Dukungan ARB, malah bisa menjadi titik lemah bagi calon yang didukungnya. Sebab, mau tidak mau, ARB akan dilekateratkan dengan bencana lumpur Lapindo. Sama seperti Ahok yang akan menjadi sasaran antara untuk menyerang Jokowi, begitu juga dengan ARB.
Dan, mungkin Ujang lupa, jika saat Pilpres 2014, baik Prabowo maupun Jokowi menolak pinangan ARB untuk menjadi cawapres. Prabowo lebih memilih Hatta Rajasa meski elektabilitasnya lebih rendah dari ARB.
Dan Jokowi lebih memilih berpasangan dengan JK yang namanya pun jarang muncul dalam sejumlah rilis survei. Sebab saat itu tidak ada yang menduga JK akan kembali turun gunung.
Bahkan, karena terkait Lapindo, sejumlah kader Golkar meminta ARB untuk mundur dari Ketum Golkar sebelum Pileg 2014.
Namun demikian, dengan kepemilikannya atas sejumlah media, sosok ARB tetap akan menjadi incaran bagi kontestan pemilu. Hanya saja, memiliki akses dan asset kesejumlah media, dalam Pilpres 2014, sosok ARB jarang ditampilkan.
Dan lagi pula, saat ini ARB bisa dikatakan bukan siapa-siapa di Golkar. ARB nyaris tidak memiliki pengaruh pada partai berlambang pohon beringin ini. Itulah kenapa saat Pilgub DKI 2017 nyaris tidak pernah keluar pernyataan dari ARB.
Sampai saat ini, tokoh Golkar yang masih memiliki pengaruh besar hanyalah Akbar Tandjung dan Jusuf Kalla. Selain keduanya, elit-elit Golkar, termasuk ARB, tidak memiliki pengaruh yang kuat.
Lucunya lagi, Ujang seolah terobsesi jika SBY dan Prabowo pasti berkoalisi. Ujang mungkin lupa jika untuk Pilpres 2014, SBY menggelar konvensi untuk menjaring bakal capres untuk partainya. Dan ketika strategi ini gagal, SBY memilih untuk netral.
Artinya, SBY berupaya agar Demokrat dapat mengusung capresnya sendiri. Jika tidak menemukan calon yang layak dari internal Demokrat. SBY mencarinya dari luar. Sederhananya, SBY tidak melepas setiap kesempatan yang datang kepadanya.

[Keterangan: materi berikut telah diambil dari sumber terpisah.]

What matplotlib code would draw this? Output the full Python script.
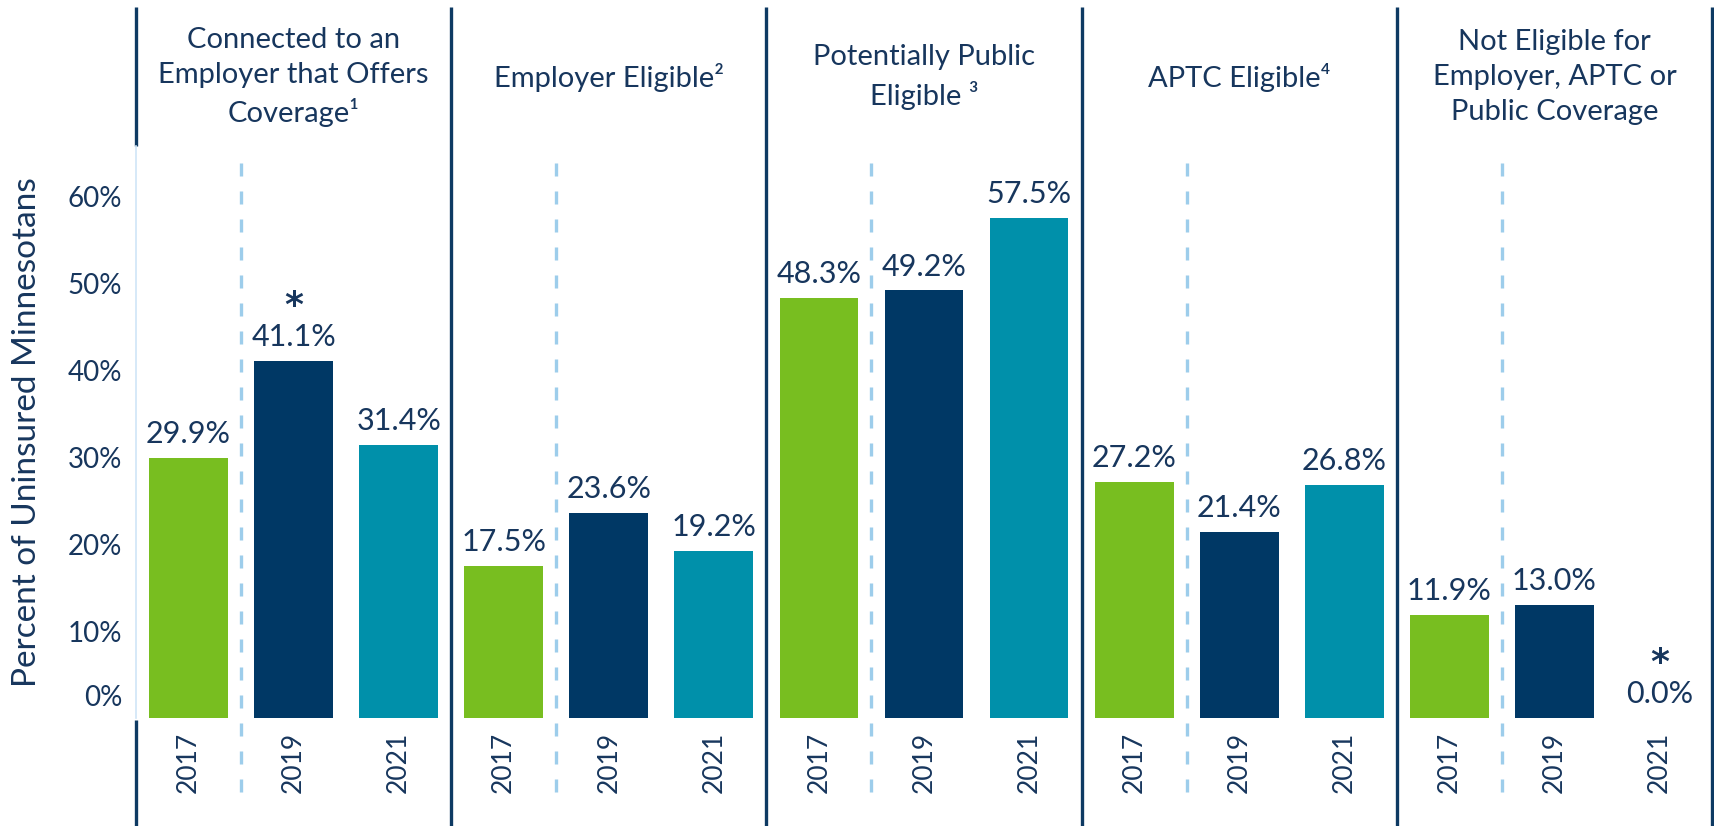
import matplotlib
matplotlib.use("Agg")
import matplotlib.pyplot as plt
import matplotlib.transforms as mtransforms
import numpy as np

plt.rcParams['font.family'] = ['Lato', 'DejaVu Sans']

groups = ["Connected to an\nEmployer that Offers\nCoverage\u00b9",
          "Employer Eligible\u00b2",
          "Potentially Public\nEligible \u00b3",
          "APTC Eligible\u2074",
          "Not Eligible for\nEmployer, APTC or\nPublic Coverage"]
years = ["2017", "2019", "2021"]
values_2017 = [29.9, 17.5, 48.3, 27.2, 11.9]
values_2019 = [41.1, 23.6, 49.2, 21.4, 13.0]
values_2021 = [31.4, 19.2, 57.5, 26.8, 0.0]
significant_2019 = [True, False, False, False, False]
significant_2021 = [False, False, False, False, True]
yticks = [0, 10, 20, 30, 40, 50, 60]
ytick_labels = ["0%", "10%", "20%", "30%", "40%", "50%", "60%"]
ylabel = "Percent of Uninsured Minnesotans"

series = [values_2017, values_2019, values_2021]
sig = [[False] * 5, significant_2019, significant_2021]
colors = ['#78BE20', '#003865', '#0090AA']
text_color = '#17365D'
sep_color = '#0E3A63'
dash_color = '#9DCDEB'

W, H = 1715, 826
fig = plt.figure(figsize=(W / 100, H / 100), dpi=100)
ax = fig.add_axes([136 / W, 108 / H, (1712 - 136) / W, (718 - 146) / H])

ng = len(groups)
ny = len(years)
for yi, vals in enumerate(series):
    xs = np.arange(ng) * ny + yi
    ax.bar(xs, vals, width=0.75, color=colors[yi], edgecolor='none', zorder=3)
    for x, v, s in zip(xs, vals, sig[yi]):
        ax.annotate(f"{v:.1f}%", (x, v), xytext=(0, 7), textcoords='offset points',
                    ha='center', va='bottom', fontsize=22, color=text_color, zorder=4)
        if s:
            ax.annotate("*", (x, v), xytext=(0, 27), textcoords='offset points',
                        ha='center', va='bottom', fontsize=26, fontweight='bold',
                        family='DejaVu Sans', color=text_color, zorder=4)

ax.set_xlim(-0.5, ng * ny - 0.5)
ax.set_ylim(0, 65.8)

blend = mtransforms.blended_transform_factory(ax.transData, ax.transAxes)
top_frac = (718 - 7) / 572
bot_frac = (718 - 826) / 572

# group separators
for g in range(1, ng + 1):
    x = g * ny - 0.5
    ax.plot([x, x], [bot_frac, top_frac], transform=blend, color=sep_color,
            lw=2.4, clip_on=False, solid_capstyle='butt', zorder=5)
x0 = -0.5
ax.plot([x0, x0], [1.0, top_frac], transform=blend, color=sep_color, lw=2.4,
        clip_on=False, solid_capstyle='butt', zorder=5)
ax.plot([x0, x0], [bot_frac, -0.003], transform=blend, color=sep_color, lw=2.4,
        clip_on=False, solid_capstyle='butt', zorder=5)
ax.plot([x0, x0], [0, 1.0], transform=blend, color='#CFE5F7', lw=1.2,
        clip_on=False, zorder=5)

# dashed dividers between first and second year
for g in range(ng):
    x = g * ny + 0.5
    ax.plot([x, x], [(718 - 792) / 572, (718 - 162) / 572], transform=blend,
            color=dash_color, lw=2.4, ls=(0, (3.9, 4.5)), clip_on=False, zorder=2)

# group titles
for g, name in enumerate(groups):
    ax.text(g * ny + 1, (718 - 77) / 572, name, transform=blend, ha='center',
            va='center', fontsize=21, color=text_color, linespacing=1.42)

# axes styling
for sp in ax.spines.values():
    sp.set_visible(False)
xt = np.arange(ng * ny)
ax.set_xticks(xt)
ax.set_xticklabels(years * ng, rotation=90, fontsize=19, color=text_color)
ax.tick_params(axis='x', length=0, pad=10)
ax.set_yticks(yticks)
ax.set_yticklabels(ytick_labels, fontsize=20, color=text_color)
ax.tick_params(axis='y', length=0, pad=10)
lab0 = ax.get_yticklabels()[0]
lab0.set_transform(lab0.get_transform() + mtransforms.ScaledTranslation(0, 23 / 100, fig.dpi_scale_trans))
fig.text(27 / W, 1 - 432 / H, ylabel, rotation=90, ha='center', va='center',
         fontsize=24, color=text_color)

fig.savefig("out.png", dpi=100, facecolor='white')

Demikian juga dengan Pilpres 2019. SBY akan memanfaatkan setiap celah untuk mengusung calon dari partainya sendiri. SBY bahkan akan lebih leluasa jika Pilpres 2019 tanpa PT. Karena SBY tidak perlu mencari dukungan parpoi lainnya untuk memenuhi syarat ambang batas.